Streaming DVC imports
https://github.com/iterative/dvc/pull/10164 will introduce datasets as a new type of dependency that aren't based on the local filesystem. This same mechanism can be used to stream data from other DVC repos. Unlike dvc import, no local copy of the data is needed. Users can specify a revision, freeze it, make it a stage dependency, and stream it into their code using the DVC API.
@dberenbaum
and stream it into their code using the DVC API
could you clarify this please? what DVC API is going to be used?
That's still being worked out in https://github.com/iterative/dvc/pull/10164, but you can see there examples of how a dvc.api.dataset may work for DVCX at least. For streaming DVC imports, it could either return info like repo url, revision hash, etc. to pass to another API like DVCFilesystem, or it could be a wrapper around DVCFileSystem.
Got it. I wonder if this is needed (vs people using their own tools to access data the way they want) - should we just have a way to pass some information about the dependency to the user code? (it was asked btw in some other contexts I think).
should we just have a way to pass some information about the dependency to the user code?
Sorry, I don't think I follow how that differs from the example in #10164 where dvc.api.dataset returns the dataset name and version?
Actually, I thought there was only a DVCX example in #10164, but there's also one for streaming DVC imports that looks like this:
from dvc.api.dataset import DVCDataset, get
from dvc.fs.dvc import DVCFileSystem
resolved = get(DVCDataset, "stackoverflow")
fs = DVCFileSystem(url=resolved.url, rev=resolved.rev)
with fs.open(resolved.path) as f:
process_posts(f.readlines())
okay, I see. I got confused by For streaming DVC imports, it could either return info like repo url, revision hash, etc. to pass to another API like DVCFilesystem, or it could be a wrapper around DVCFileSystem. - but I see that this just an example for the DVC-specific deps.

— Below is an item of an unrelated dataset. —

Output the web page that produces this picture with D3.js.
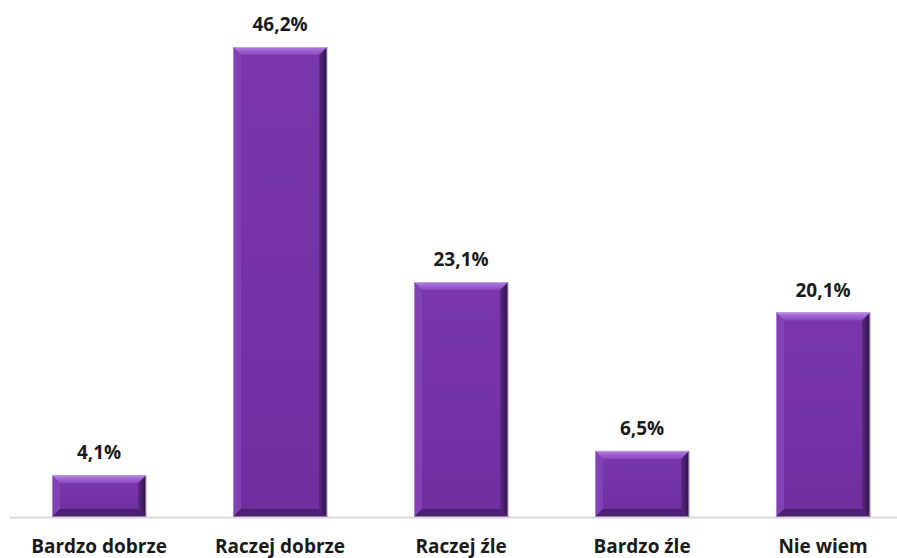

Good then and makes sense. The only potential thing to look into if can be generalized with an API that provides info about the pipeline / deps in general.
The only potential thing to look into if can be generalized with an API that provides info about the pipeline / deps in general.
Good point. Related to https://github.com/iterative/dvc/issues/10179. Maybe we can combine these APIs. cc @skshetry
@skshetry Forgot that we already have this issues and #10231. Added both to the project board. Would be great to also get your thoughts on the API and whether it makes sense to combine with #10179.